If we as a society really want to move the needle on making sustainable food accessible to all, and not just an elite few, we need the buy-in and support, not only of farmers, but of chefs, policymakers, business leaders, local governments and the people at large. While Washington may be the center of policy creation, inspiring steps can be made in communities small and large around the country. By showcasing success through these measures, communities will see the benefits, and change can happen. Take for instance San Francisco’s plastic bag ban, a small measure that has spread to cities like Portland and Washington, D.C.
While bans on plastic bags may appear to be a minor gesture, the benefits are huge. Chefs and other professionals in the food industry can learn from this and apply small steps to create opportunities for a tidal wave of change. At Poste, I work tirelessly to find ways to both reduce waste and to source sustainably produced food for my guests and my staff. I won’t lie, it's not easy - but it is worth every effort. My wish for 2011 is to reduce even more waste, source even more local and sustainable food and to see even more chefs and restaurateurs join this movement so we can make this a reality for ALL people.

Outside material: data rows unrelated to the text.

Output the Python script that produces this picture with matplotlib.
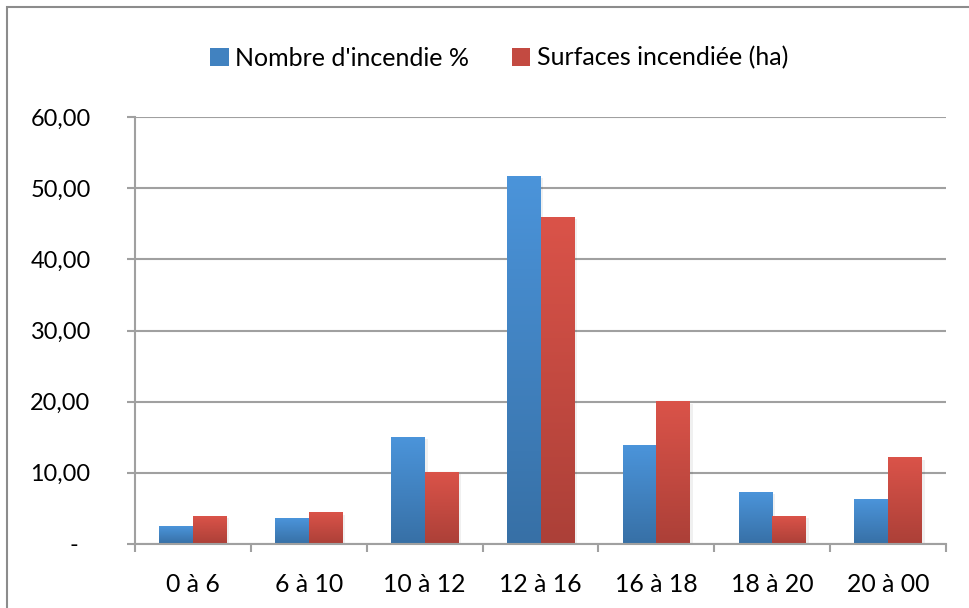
import numpy as np
import matplotlib
matplotlib.use("Agg")
import matplotlib.pyplot as plt
from matplotlib.patches import Rectangle, Patch
from matplotlib.transforms import ScaledTranslation

categories = ['0 à 6', '6 à 10', '10 à 12', '12 à 16', '16 à 18', '18 à 20', '20 à 00']
nombre = [2.5, 3.6, 15.0, 51.7, 13.9, 7.3, 6.2]
surfaces = [3.9, 4.4, 10.1, 45.9, 20.0, 3.9, 12.1]
series_names = ["Nombre d'incendie %", "Surfaces incendiée (ha)"]
y_ticks = [0, 10, 20, 30, 40, 50, 60]

plt.rcParams['font.family'] = ['Lato', 'DejaVu Sans']
FS = 16.9
GRAY = '#a0a0a0'

blue_top, blue_bot = np.array([75, 148, 218]) / 255, np.array([55, 112, 166]) / 255
red_top, red_bot = np.array([218, 83, 73]) / 255, np.array([172, 64, 56]) / 255


def grad_bar(ax, x, w, h, top, bot):
    t = np.linspace(0, 1, 64)[:, None]
    img = (top[None, :] * (1 - t) + bot[None, :] * t)[:, None, :]
    # soft shadow
    ax.add_patch(Rectangle((x - w / 2 + 0.025, -0.4), w, h + 0.1, color='black', alpha=0.06,
                           lw=0, zorder=2))
    ax.imshow(img, extent=[x - w / 2, x + w / 2, 0, h], aspect='auto', zorder=3,
              interpolation='bilinear', origin='upper')


fig = plt.figure(figsize=(9.69, 6.08), dpi=100)
ax = fig.add_axes([135 / 969, 1 - 544 / 608, 811 / 969, 427 / 608])

w = 0.29
for i in range(len(categories)):
    grad_bar(ax, i - w / 2, w, nombre[i], blue_top, blue_bot)
    grad_bar(ax, i + w / 2, w, surfaces[i], red_top, red_bot)

ax.set_xlim(-0.5, len(categories) - 0.5)
ax.set_ylim(0, 60)

ax.set_yticks(y_ticks)
ax.set_yticklabels(['-'] + ['%d,00' % v for v in y_ticks[1:]], fontsize=FS)
ax.set_xticks(range(len(categories)))
ax.set_xticklabels(categories, fontsize=17.8)
ax.set_xticks(np.arange(-0.5, len(categories), 1), minor=True)

ax.tick_params(axis='y', length=6, width=1.5, color=GRAY, pad=26)
ax.tick_params(axis='x', which='major', length=0, pad=21)
ax.tick_params(axis='x', which='minor', length=6, width=1.5, color=GRAY)

ax.yaxis.grid(True, color=GRAY, lw=1.5)
ax.set_axisbelow(True)
for s in ['top', 'right']:
    ax.spines[s].set_visible(False)
for s in ['left', 'bottom']:
    ax.spines[s].set_color(GRAY)
    ax.spines[s].set_linewidth(1.5)
    ax.spines[s].set_zorder(4)

# "-" label for zero sits further left (accounting format)
lab0 = ax.get_yticklabels()[0]
lab0.set_transform(lab0.get_transform() + ScaledTranslation(-0.12, 0, fig.dpi_scale_trans))

handles = [Patch(facecolor=(blue_top + blue_bot) / 2, edgecolor='none'),
           Patch(facecolor=(red_top + red_bot) / 2, edgecolor='none')]
fig.legend(handles, series_names, loc='center', bbox_to_anchor=(499 / 969, 1 - 58 / 608),
           ncol=2, frameon=False, fontsize=18, handlelength=0.75, handleheight=0.75,
           handletextpad=0.25, columnspacing=1.7)

fig.add_artist(Rectangle((7 / 969, -0.1), 1.2, 1.1 - 7 / 608, transform=fig.transFigure,
                         fill=False, edgecolor='#8c8c8c', lw=1.5))

fig.savefig('out.png', dpi=100, facecolor='white')
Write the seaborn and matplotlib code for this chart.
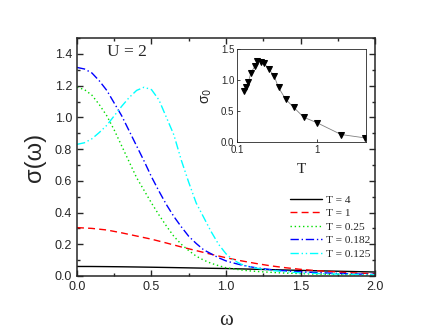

In the meantime, my food-inspired call to action in 2011 is for all of us - chefs, policymakers, farmers, citizens - to get involved in what ultimately affects our food system and our planet. Recycle more. Find some reusable shopping bags if you haven’t already. Get involved in a community garden, and find gardening projects that benefit people in low-income communities. Support your local farmers and join a CSA. Eat what’s in season. Compost - restaurants can band together and reduce costs to do this, and for individual citizens in the D.C. area, check out Compost Cab.